The two recent additions are the only new news we need to address. The rest is old news, starting with West and Ciara. West is apprehensive about seeing his old flame again after the disaster of the last reunion, but he says they met right after the reunion to talk some things out. He thought he left them fine, but Ciara went off to do (surprisingly well so far onThe Traitors, and when she got out, she saw him on all of these podcasts, doing all of these articles and posting regularly on social media. She decided that he was annoying and she wanted to let everyone know what a loser he was.

I get Ciara’s point, that she didn’t want him out in public saying things to the press that he never said to her. I totally get it. But I think Ciara is missing the point a little bit here. The New York Times article she mentions was a follow-up to an effusive profile they ran earlier in the season when he was the breakout star. The second article was basically saying that everyone had already reevaluated West because of how badly he treated Ciara, and he was actually a fuckboy all along and fooled us all. Yes, he’s up in the press, but he’s up in the press being made to look like a fool, which is exactly what Ciara should want.

West’s biggest concern is when he greets her when she arrives and thinks that if that can go well, they’ll get back on track. He approaches her and goes in for a hug and she moves his hand, pats him on the chest, and keeps it pushing. Damn, that was cold. Ice cold. Colder than Lexi in those Daisy Dukes that are so short they’re no longer legal to wear to the beach on the Gulf of America. Things seem to be hard for Wiara now, but I see a melting on the horizon. It’s clear she has no interest in getting back with him, and it sounds like he is the one who definitively ended their relationship, so I don’t think we’ll have a rekindling, but I bet these two will end up partying together a fair bit.

The other old news is actually the big news, and it’s that Lindsay is pregnant, just like everyone thought she was. She arrives at the house in a baggy shirt with enough fabric to make all the sails on the Parsifal III. This is Lindsay’s diabolical mind in action. You know the day before she was like, “Gabby, I am going to wear a baggy shirt because I am halfway through my pregnancy, but I don’t want anyone to know I’m pregnant for the three hours before I can make my big, contractually-obligated speech so here’s what I need you to do. We’ll get you an even bigger, even baggier, even pinker shirt. Like a shirt so big and pink it looks like the sewage treatment plant in Barbieland. That’s what we’re going to do. Then everyone will just think that we’re all doing big shirts this summer, but ha HA, they will be fooled.”

I’m very happy for Lindsay. Sure, like everyone else in the house, I was doing the Phaedra Parks math on when she broke up with Carl (September), when she got together with the new boyfriend (January), and when she got pregnant (March-ish?).

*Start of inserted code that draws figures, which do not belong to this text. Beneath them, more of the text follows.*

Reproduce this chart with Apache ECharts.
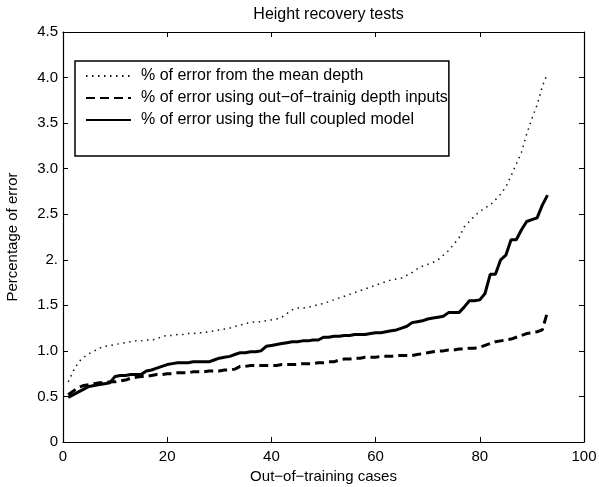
<!DOCTYPE html>
<html>
<head>
<meta charset="utf-8">
<script src="https://cdn.jsdelivr.net/npm/echarts@6/dist/echarts.min.js"></script>
<style>
html,body{margin:0;padding:0;background:#fff;}
#chart{width:599px;height:487px;}
</style>
</head>
<body>
<div id="chart"></div>
<script>
var titleText = 'Height recovery tests';
var xName = 'Out\u2212of\u2212training cases';
var yName = 'Percentage of error';
var seriesNames = [
  '% of error from the mean depth',
  '% of error using out\u2212of\u2212trainig depth inputs',
  '% of error using the full coupled model'
];
var yTickValues = [0, 0.5, 1, 1.5, 2, 2.5, 3, 3.5, 4, 4.5];
var yTickLabels = ['0', '0.5', '1.0', '1.5', '2.', '2.5', '3.0', '3.5', '4.0', '4.5'];
var xTickLabels = ['0', '20', '40', '60', '80', '100'];

var meanDepth = [0.66,0.78,0.88,0.93,0.97,1.00,1.03,1.05,1.06,1.07,1.08,1.09,1.10,1.11,1.11,1.12,1.12,1.13,1.16,1.17,
  1.17,1.18,1.18,1.19,1.19,1.20,1.20,1.21,1.22,1.23,1.24,1.25,1.27,1.28,1.30,1.31,1.32,1.32,1.33,1.34,
  1.35,1.37,1.41,1.45,1.47,1.47,1.48,1.49,1.51,1.52,1.54,1.56,1.58,1.60,1.62,1.64,1.66,1.68,1.70,1.72,
  1.74,1.76,1.78,1.79,1.80,1.83,1.86,1.90,1.93,1.95,1.97,2.00,2.05,2.10,2.17,2.24,2.36,2.42,2.48,2.53,
  2.57,2.60,2.66,2.72,2.80,2.92,3.05,3.18,3.38,3.55,3.70,3.90,4.05];
var outOfTraining = [0.52,0.56,0.60,0.62,0.63,0.64,0.65,0.65,0.66,0.66,0.67,0.68,0.70,0.71,0.72,0.72,0.73,0.74,0.74,0.75,
  0.75,0.76,0.76,0.76,0.77,0.77,0.77,0.78,0.78,0.78,0.79,0.79,0.80,0.83,0.83,0.84,0.84,0.84,0.84,0.84,
  0.84,0.85,0.85,0.85,0.85,0.86,0.86,0.86,0.87,0.87,0.88,0.88,0.90,0.91,0.91,0.92,0.92,0.93,0.93,0.93,
  0.94,0.94,0.94,0.95,0.95,0.95,0.95,0.96,0.97,0.98,0.99,1.00,1.00,1.01,1.01,1.02,1.02,1.03,1.03,1.04,
  1.06,1.08,1.10,1.11,1.12,1.13,1.15,1.17,1.19,1.20,1.21,1.23,1.43];
var fullCoupled = [0.49,0.52,0.55,0.58,0.61,0.62,0.63,0.64,0.65,0.72,0.73,0.73,0.74,0.74,0.74,0.78,0.79,0.81,0.83,0.85,
  0.86,0.87,0.87,0.87,0.88,0.88,0.88,0.88,0.90,0.92,0.93,0.94,0.96,0.98,0.98,0.99,0.99,1.00,1.05,1.06,
  1.07,1.08,1.09,1.10,1.10,1.11,1.11,1.12,1.12,1.15,1.15,1.16,1.16,1.17,1.17,1.18,1.18,1.18,1.19,1.20,
  1.20,1.21,1.22,1.23,1.25,1.27,1.31,1.32,1.33,1.35,1.36,1.37,1.38,1.42,1.42,1.42,1.48,1.55,1.55,1.56,
  1.63,1.84,1.84,2.00,2.05,2.22,2.22,2.33,2.42,2.44,2.46,2.60,2.71];

function toPairs(arr){ return arr.map(function(v,i){ return [i+1, v]; }); }

var FONT = 'Liberation Sans, Arial, Helvetica, sans-serif';
var chart = echarts.init(document.getElementById('chart'), null, {renderer:'canvas'});

function yFmt(v){
  for (var i=0;i<yTickValues.length;i++){ if (Math.abs(yTickValues[i]-v)<1e-9) return yTickLabels[i]; }
  return '';
}
function xFmt(v){ var idx = Math.round(v/20); return xTickLabels[idx] !== undefined ? xTickLabels[idx] : ''; }

var axisLineStyle = {color:'#000', width:1.2};
function tick(){ return {show:true, inside:true, length:5, lineStyle:{color:'#000', width:1}}; }
var option = {
  backgroundColor:'#fff',
  animation:false,
  title:{
    text:titleText, left:323.5, textAlign:'center', top:2,
    textStyle:{fontFamily:FONT, fontSize:16, fontWeight:'normal', color:'#000'}
  },
  legend:{
    left:75, top:61, orient:'vertical',
    data:seriesNames,
    itemWidth:45, itemHeight:14, itemGap:6,
    padding:[7,1,28,10],
    borderColor:'#000', borderWidth:1.5,
    backgroundColor:'#fff',
    itemStyle:{color:'transparent', borderWidth:0, opacity:0},
    textStyle:{fontFamily:FONT, fontSize:16, color:'#000', padding:[0,0,0,5]},
    selectedMode:false
  },
  grid:{left:63, right:15, top:32, bottom:45, containLabel:false, outerBoundsMode:'none'},
  xAxis:[{
    type:'value', min:0, max:100, interval:20, position:'bottom',
    name:xName, nameLocation:'middle', nameGap:24,
    nameTextStyle:{fontFamily:FONT, fontSize:15, color:'#000'},
    axisLine:{show:true, onZero:false, lineStyle:axisLineStyle},
    axisTick:tick(),
    axisLabel:{fontFamily:FONT, fontSize:15, color:'#000', margin:7, formatter:xFmt},
    splitLine:{show:false}
  },{
    type:'value', min:0, max:100, interval:20, position:'top',
    axisLine:{show:true, onZero:false, lineStyle:axisLineStyle},
    axisTick:tick(),
    axisLabel:{show:false}, splitLine:{show:false}
  }],
  yAxis:[{
    type:'value', min:0, max:4.5, interval:0.5, position:'left',
    name:yName, nameLocation:'middle', nameGap:43,
    nameTextStyle:{fontFamily:FONT, fontSize:15, color:'#000'},
    axisLine:{show:true, onZero:false, lineStyle:axisLineStyle},
    axisTick:tick(),
    axisLabel:{fontFamily:FONT, fontSize:15, color:'#000', margin:5, formatter:yFmt},
    splitLine:{show:false}
  },{
    type:'value', min:0, max:4.5, interval:0.5, position:'right',
    axisLine:{show:true, onZero:false, lineStyle:axisLineStyle},
    axisTick:tick(),
    axisLabel:{show:false}, splitLine:{show:false}
  }],
  series:[{
    name:seriesNames[0], type:'line', data:toPairs(meanDepth),
    showSymbol:false, symbol:'none',
    lineStyle:{color:'#111', width:1.5, type:[1.5,4.5]},
    itemStyle:{color:'#111'}
  },{
    name:seriesNames[1], type:'line', data:toPairs(outOfTraining),
    showSymbol:false, symbol:'none',
    lineStyle:{color:'#000', width:3, type:[9,5]},
    itemStyle:{color:'#000'}
  },{
    name:seriesNames[2], type:'line', data:toPairs(fullCoupled),
    showSymbol:false, symbol:'none',
    lineStyle:{color:'#000', width:3, type:'solid'},
    itemStyle:{color:'#000'}
  }]
};
chart.setOption(option);
</script>
</body>
</html>
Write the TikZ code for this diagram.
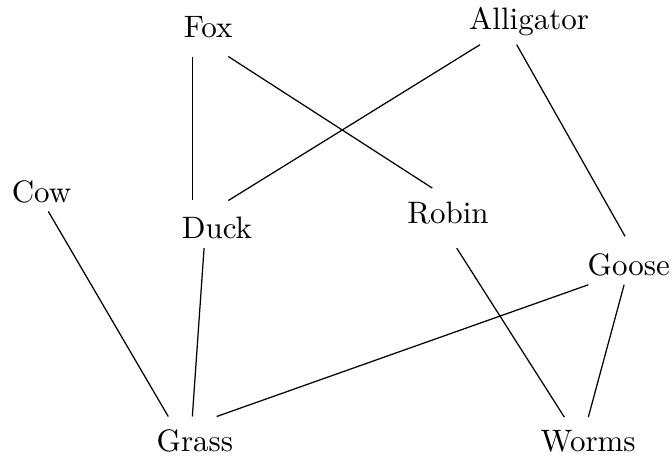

That doesn’t mean I’m not excited for her, but the timeline is kinda tight. When Carl arrives at the end of the episode, he says, “She’s been pregnant for the last six months and hiding it from the world because she knows how crazy it would look if everyone knew she was pregnant.” No, that’s not it, Carl. That’s not it at all. Lindsay didn’t tell anyone publicly because she was waiting for this; she was waiting to do it on camera, she was waiting for the sponsored post by Clear Blue Easy. This wasn’t about Carl, the new partner, Lindsay’s embarrassment, or even the baby. It was about the show.

That’s the bad taste I got in my mouth about this whole thing. Before it happens, Lindsay is upstairs with Gabby talking about her “speech” and how she learned it by heart. Does she need to go over it again? No. She has it down. She even has a plan with Gabby, who will gather everyone for a toast in the living room, and then Lindsay will just take over and start explaining what is going on. The whole thing was so staged, so mediated that it drove me crazy. After Gabby gives a little cheers, Lindsay stands up, and everyone is like, “Are we going around? Should I have prepared remarks?” And Lindsay is like, “I didn’t prepare anything either.” Girl, you sure did. You practiced it 17 different ways in the car ride up here. You had Gabby time the moment when she would hand you the blow-up of the sonogram that you made so that you could make maximum impact when you tell everyone you’re pregnant. Where do you even get a glamor shot of a fetus anyway? Do they offer that at the CVS photo kiosk?

It was all just so fake. I get that it’s a big moment for Lindsay, but this is a reality show. It shouldn’t feel so orchestrated. Why couldn’t Lindsay just gather everyone herself and do a short little thing and get the news out of the way? No, she couldn’t. She had to start, “Eight years ago…” Why eight years ago? That is when the show started, and that is when Lindsay’s public journey started. She needed to survey all of those years — the fights with Garret, the bad boyfriends she fooled around with, not making sandwiches for Stravvy, getting together with Carl, breaking up with Carl — not to remind anyone in that room of what happened, because many of them lived through it. She needed to remind us what happened. She needed to put her story together in a coherent way so that the editors would be able to assemble a Lindsay’s Greatest Hits montage that she could retire to. What annoys me is that the big announcement had nothing to do with the people in that room; it had to do with the audience.

Especially because her speech was more than 20 minutes long. What does her first summer with Everett have to do with this baby? Anyway! Time to move on, Brian! Enough about Lindsay; let’s move on to Carl, who has now seen the news about the baby on social media, has fielded endless texts about it, and is just about to walk into the house and run smack dap into Lindsay’s airing out her baby bump by the pool. Summer has only just started, but, girl, things sure are already heated.